Researchers reviewed studies on 135 bird species between
1962 and 2012, and then made projections based on the currently known level of
plastics in the oceans. ‘For the first time, we have a global prediction of how
wide-reaching plastic impacts may be on marine species – and the results are
striking,’ says Chris Wilcox, senior research scientist at Australia’s
Commonwealth Scientific and Industrial Research Organisation (CSIRO). He goes
on to say, ‘We predict, using historical observations, that 90 per cent of
individual seabirds have eaten plastic. This is a huge amount and really points
to the ubiquity of plastic pollution.’
Researcher Erik Van Sebille says the oceans are now filled
with plastic and it is ‘virtually certain’ that any dead seabird found in 2050 ‘will
have a bit of plastic in its stomach’. Numerous studies have documented the
rising mass of plastic debris being dumped, blown or simply washed out to sea;
and the negative impact on the marine environment is a certainty.
In their PNAS
paper, the scientists reviewed decades of peer-reviewed literature to trace the
evolution of seabirds’ exposure to plastic debris. Going by research done in
the early 1960s, back then less than five per cent of seabirds were found with
waste fragments in their stomach. Today, this figure is roughly 90 per cent. And
currently there is no indication of any reversal in the upward trend.
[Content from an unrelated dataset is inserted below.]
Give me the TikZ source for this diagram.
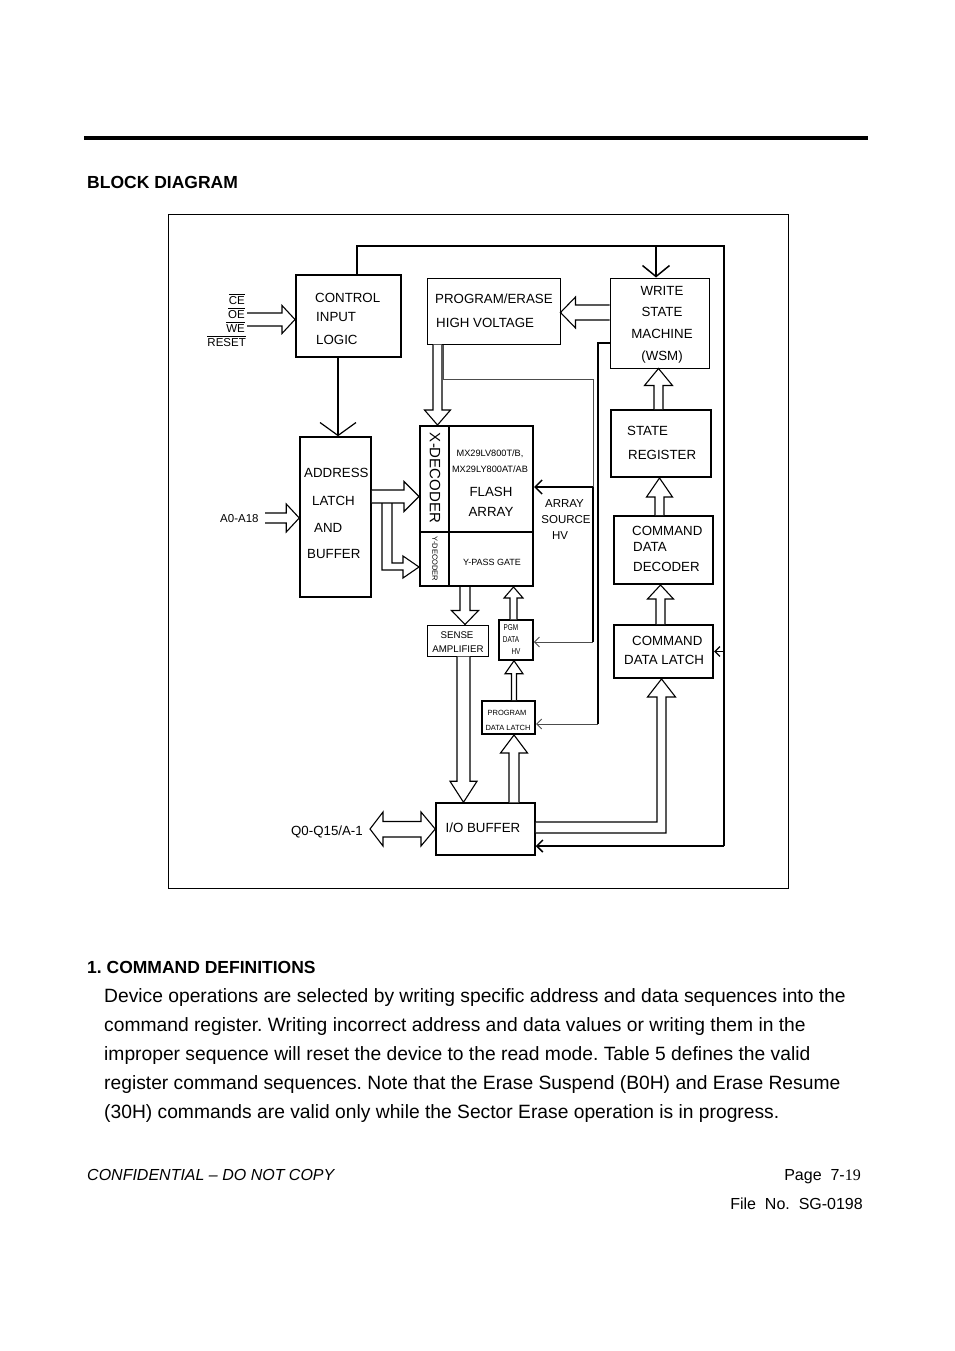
\documentclass[tikz,border=0pt]{standalone}
\usepackage{fontspec}
\setmainfont{Liberation Sans}
\newfontfamily\serifff{Liberation Serif}
\usetikzlibrary{arrows.meta,calc}
\frenchspacing
\newcommand\fs[1]{\fontsize{#1}{#1}\selectfont}
\newcommand\ovl[1]{\leavevmode\vbox{\hrule height 0.6pt \kern1.2pt\hbox{#1}}}
% vertical hollow arrow: start, target, half shaft, half head, head length
\newcommand\varr[5]{\draw[hol] let \p1=(#1), \p2=(#1 |- #2), \n1={sign(\y2-\y1)*(#5)} in
  (\x1-#3,\y1) -- (\x1-#3,{\y2-(\n1)}) -- (\x1-#4,{\y2-(\n1)}) -- (\x1,\y2) -- (\x1+#4,{\y2-(\n1)}) -- (\x1+#3,{\y2-(\n1)}) -- (\x1+#3,\y1);}
% horizontal hollow arrow
\newcommand\harr[5]{\draw[hol] let \p1=(#1), \p2=(#1 -| #2), \n1={sign(\x2-\x1)*(#5)} in
  (\x1,\y1+#3) -- ({\x2-(\n1)},\y1+#3) -- ({\x2-(\n1)},\y1+#4) -- (\x2,\y1) -- ({\x2-(\n1)},\y1-#4) -- ({\x2-(\n1)},\y1-#3) -- (\x1,\y1-#3);}
\begin{document}
\begin{tikzpicture}[x=1pt,y=-1pt,
  bxk/.style={draw, line width=2pt, inner sep=0},
  bxm/.style={draw, line width=1.5pt, inner sep=0},
  bxt/.style={draw, line width=1pt, inner sep=0},
  hol/.style={draw, line width=1.1pt, fill=white, line join=miter},
  bus/.style={draw, line width=1.5pt},
  thn/.style={draw, line width=1pt, black!70},
  t/.style={inner sep=0, anchor=base west, font=\fs{13.3}},
  tc/.style={inner sep=0, anchor=base, font=\fs{13.3}},
]
\useasboundingbox (0,0) rectangle (954,1351);
\fill[white] (0,0) rectangle (954,1351);

% header
\draw[line width=4pt] (84,138) -- (868,138);
\node[inner sep=0, anchor=base west, font=\fs{17.5}\bfseries] (title) at (87,189) {BLOCK DIAGRAM};

% frame
\node[draw, line width=1pt, minimum width=620pt, minimum height=674pt, inner sep=0] (frame) at (478,551) {};

% boxes
\node[bxk, minimum width=105pt, minimum height=82pt] (ctl) at (348.5,316) {};
\node[bxt, minimum width=133pt, minimum height=66pt] (pe) at (493.5,311) {};
\node[bxt, minimum width=99pt, minimum height=90pt] (wsm) at (659.5,323) {};
\node[bxm, minimum width=71pt, minimum height=160pt] (addr) at (335.5,517) {};
\node[bxk, minimum width=29pt, minimum height=106pt] (xdec) at (434.5,479) {};
\node[bxk, minimum width=29pt, minimum height=54pt] (ydec) at (434.5,559) {};
\node[bxk, minimum width=84pt, minimum height=106pt] (farr) at (491,479) {};
\node[bxk, minimum width=84pt, minimum height=54pt] (ypass) at (491,559) {};
\node[bxk, minimum width=100pt, minimum height=67pt] (sr) at (661,443.5) {};
\node[bxk, minimum width=99pt, minimum height=68pt] (cdd) at (663.5,550) {};
\node[bxk, minimum width=99pt, minimum height=53pt] (cdl) at (663.5,651.5) {};
\node[bxt, minimum width=61pt, minimum height=31pt] (sa) at (457.5,640.5) {};
\node[bxm, minimum width=34pt, minimum height=40pt] (pgm) at (516,640) {};
\node[bxk, minimum width=53pt, minimum height=33pt] (pdl) at (508.5,717.5) {};
\node[bxm, minimum width=99pt, minimum height=52pt] (io) at (485.5,829) {};

% box texts
\node[t] (ctl1) at (315,302.8) {CONTROL};
\node[t] (ctl2) at (316,321.8) {INPUT};
\node[t] (ctl3) at (316,344.8) {LOGIC};
\node[t] (pe1) at (435,303.8) {PROGRAM/ERASE};
\node[t] (pe2) at (436,327.8) {HIGH VOLTAGE};
\node[tc] (wsm1) at (662,295.8) {WRITE};
\node[tc] (wsm2) at (662,316.8) {STATE};
\node[tc] (wsm3) at (662,338.8) {MACHINE};
\node[tc] (wsm4) at (662,360.8) {(WSM)};
\node[t] (ad1) at (304,477.8) {ADDRESS};
\node[t] (ad2) at (312,505.8) {LATCH};
\node[t] (ad3) at (314,532.8) {AND};
\node[t] (ad4) at (307,558.8) {BUFFER};
\node[inner sep=0, rotate=-90, font=\fs{15}] (xd) at (435,478) {X-DECODER};
\node[inner sep=0, rotate=-90, font=\fs{7.5}] (yd) at (435,559) {Y-DECODER};
\node[tc, font=\fs{9.2}] (fa1) at (490,456.3) {MX29LV800T/B,};
\node[tc, font=\fs{9.2}] (fa2) at (490,472.3) {MX29LY800AT/AB};
\node[tc] (fa3) at (491,496.8) {FLASH};
\node[tc] (fa4) at (491,516.8) {ARRAY};
\node[tc, font=\fs{9}] (yp) at (492,565.2) {Y-PASS GATE};
\node[tc, font=\fs{11.5}] (as1) at (564.5,507.1) {ARRAY};
\node[tc, font=\fs{11.5}] (as2) at (566,523.1) {SOURCE};
\node[tc, font=\fs{11.5}] (as3) at (560,539.1) {HV};
\node[t] (sr1) at (627,435.8) {STATE};
\node[t] (sr2) at (628,459.8) {REGISTER};
\node[t] (cd1) at (632,535.8) {COMMAND};
\node[t] (cd2) at (633,551.8) {DATA};
\node[t] (cd3) at (633,571.8) {DECODER};
\node[t] (cl1) at (632,645.8) {COMMAND};
\node[t] (cl2) at (624,664.8) {DATA LATCH};
\node[tc, font=\fs{9.7}] (sa1) at (457,638.5) {SENSE};
\node[tc, font=\fs{9.7}] (sa2) at (458,652.5) {AMPLIFIER};
\node[tc, font=\fs{8.5}, xscale=0.75] (pg1) at (511,630) {PGM};
\node[tc, font=\fs{8.5}, xscale=0.75] (pg2) at (511,642) {DATA};
\node[tc, font=\fs{8.5}, xscale=0.75] (pg3) at (516,654) {HV};
\node[tc, font=\fs{7.5}] (pd1) at (507,715.7) {PROGRAM};
\node[tc, font=\fs{7.5}] (pd2) at (508,730.7) {DATA LATCH};
\node[tc] (io1) at (483,832.8) {I/O BUFFER};

% outside labels
\node[inner sep=0, anchor=base east, font=\fs{11.5}] (sce) at (245,304.1) {\ovl{CE}};
\node[inner sep=0, anchor=base east, font=\fs{11.5}] (soe) at (245,318.1) {\ovl{OE}};
\node[inner sep=0, anchor=base east, font=\fs{11.5}] (swe) at (245,332.1) {\ovl{WE}};
\node[inner sep=0, anchor=base east, font=\fs{11.5}] (srs) at (246,346.1) {\ovl{RESET}};
\node[inner sep=0, anchor=base west, font=\fs{11.5}] (a0l) at (220,522.1) {A0-A18};
\node[inner sep=0, anchor=base east, font=\fs{13.3}] (ql) at (363,835.8) {Q0-Q15/A-1};

% thin connectors
\coordinate (b0) at ($(ctl.north)+(8.5,0)$);
\coordinate (btl) at (357,246);
\coordinate (btr) at (724,246);
\coordinate (bbr) at (724,846);
\coordinate (bw) at (656,246);
\draw[bus] (b0) -- (btl) -- (btr) -- (bbr);
\draw[bus, -{Straight Barb[length=11pt,width=27pt]}] (bw) -- (bw |- wsm.north);
\draw[line width=1.3pt, -{Straight Barb[length=5pt,width=10pt]}] (bbr |- cdl.east) -- (cdl.east);
\draw[bus, -{Straight Barb[length=6pt,width=12pt]}] (bbr) -- (bbr -| io.east);

\coordinate (c1) at ($(ctl.south)+(-10.5,0)$);
\draw[line width=1.2pt, -{Straight Barb[length=13pt,width=36pt]}] (c1) -- (c1 |- addr.north);

\coordinate (p0) at ($(pe.south)+(-50.5,0)$);
\coordinate (p1) at (443,379);
\coordinate (p2) at (593,379);
\coordinate (p3) at (593,487);
\coordinate (p4) at (593,642);
\draw[thn] (p0) -- (p1) -- (p2) -- (p3);
\draw[line width=1.2pt] (p3) -- (p4);
\draw[line width=1.5pt, -{Straight Barb[length=7pt,width=14pt]}] (p3) -- (p3 -| farr.east);
\draw[thn, -{Straight Barb[length=5pt,width=10pt]}] (p4) -- (p4 -| pgm.east);

\coordinate (w0) at ($(wsm.west)+(0,20)$);
\coordinate (w1) at (598,343);
\coordinate (w2) at (598,724);
\draw[line width=1.2pt] (w0) -- (w1) -- (w2);
\draw[thn, -{Straight Barb[length=5pt,width=10pt]}] (w2) -- (w2 -| pdl.east);

% hollow arrows
\coordinate (sig) at (247,319.5);
\harr{sig}{ctl.west}{6.5}{14}{13}
\coordinate (a0) at (265,518);
\harr{a0}{addr.west}{5}{14}{13}
\coordinate (h3) at ($(addr.east)+(0,-20.5)$);
\harr{h3}{xdec.west}{6.5}{15}{15}
\draw[hol, fill=none] (382,503) -- (382,570) -- (403,570) -- (403,578) -- (ydec.west |- 0,567) -- (403,556) -- (403,563) -- (392,563) -- (392,503);
\coordinate (h6) at ($(wsm.west)+(0,-10.5)$);
\harr{h6}{pe.east}{7.5}{15.5}{15}
\coordinate (v5) at ($(pe.south)+(-56,0)$);
\varr{v5}{xdec.north}{4.5}{13}{15}
\coordinate (v7) at ($(sr.north)+(-2.5,0)$);
\varr{v7}{wsm.south}{4.5}{14}{17}
\coordinate (v8) at ($(cdd.north)+(-4,0)$);
\varr{v8}{sr.south}{4.5}{13}{19}
\coordinate (v9) at ($(cdl.north)+(-3,0)$);
\varr{v9}{cdd.south}{4.5}{13}{14}
\coordinate (v11) at ($(ypass.south)+(-26,0)$);
\varr{v11}{sa.north}{5}{13.5}{14}
\coordinate (v12) at ($(pgm.north)+(-2.5,0)$);
\varr{v12}{ypass.south}{3.5}{9.5}{11}
\coordinate (v13) at ($(pdl.north)+(5.5,0)$);
\varr{v13}{pgm.south}{2.5}{9}{13}
\coordinate (v14) at ($(sa.south)+(6,0)$);
\varr{v14}{io.north}{6.5}{13.5}{21}
\coordinate (v15) at ($(io.north)+(28.5,0)$);
\varr{v15}{pdl.south}{5}{13.5}{18}
\coordinate (tipc) at ($(cdl.south)+(-2,0)$);
\draw[hol] ($(io.east)+(0,-7)$) -- (657,822) -- (657,697) -- (647.5,697) -- (tipc) -- (675.5,697) -- (666,697) -- (666,833) -- ($(io.east)+(0,4)$);
\coordinate (q) at (370,829);
\draw[hol] (q) -- (383,812) -- (383,821.5) -- (421,821.5) -- (421,812) -- (io.west) -- (421,846) -- (421,837) -- (383,837) -- (383,846) -- cycle;

% text below
\node[inner sep=0, anchor=base west, font=\fs{17.5}\bfseries] (sec) at (87,973) {1. COMMAND DEFINITIONS};
\node[inner sep=0, anchor=base west, font=\fs{19.25}] (l1) at (104,1002) {Device operations are selected by writing specific address and data sequences into the};
\node[inner sep=0, anchor=base west, font=\fs{19.25}] (l2) at (104,1031) {command register. Writing incorrect address and data values or writing them in the};
\node[inner sep=0, anchor=base west, font=\fs{19.25}] (l3) at (104,1060) {improper sequence will reset the device to the read mode. Table 5 defines the valid};
\node[inner sep=0, anchor=base west, font=\fs{19.25}] (l4) at (104,1089) {register command sequences. Note that the Erase Suspend (B0H) and Erase Resume};
\node[inner sep=0, anchor=base west, font=\fs{19.25}] (l5) at (104,1118) {(30H) commands are valid only while the Sector Erase operation is in progress.};

\node[inner sep=0, anchor=base west, font=\fs{16}\itshape] (conf) at (87,1180) {CONFIDENTIAL – DO NOT COPY};
\node[inner sep=0, anchor=base east, font=\fs{16}] (page) at (861,1180) {Page\ \ 7-{\serifff 19}};
\node[inner sep=0, anchor=base east, font=\fs{16}] (file) at (863,1209) {File\ \ No.\ \ SG-0198};
\end{tikzpicture}
\end{document}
Ever since commercial plastic production began in the 1950s,
production has doubled every 11 years, according to background information in
the article. ‘Thus, between 2015 and 2026, we will make as much plastic as has
been made since production began,’ the study estimates.
Scientists have documented concentrations of up to 580,000
plastic pieces per square kilometre in the world’s oceans. ‘Although evidence
of population-level impacts from plastic pollution is still emerging, our
results suggest that this threat is geographically widespread, pervasive, and
rapidly increasing,’ the study clarifies.
To get to their 2050 extrapolation, the team performed a
spatial risk analysis using predicted debris distributions and ranges for 186
seabird species to model debris exposure. This has shown that the regions of
highest risk are not where most floating plastic congregates, such as the
infamous garbage patch in the central north Pacific Ocean where the debris just
goes round and round. The highest area of expected impact occurs at the
Southern Ocean boundary in the Tasman Sea between Australia and New Zealand
because of the high plastic concentration and high seabird diversity in those
areas, the study warns.
Another key finding from the research is that the problem is
solvable. Although the short-term prognosis is that plastic impacts are
increasing significantly, analyses also suggest that reductions in exposure
will result in reduced ingestion. Seabirds have the capacity to recover, but first
the stream of plastic waste getting into the oceans will have to be shut off.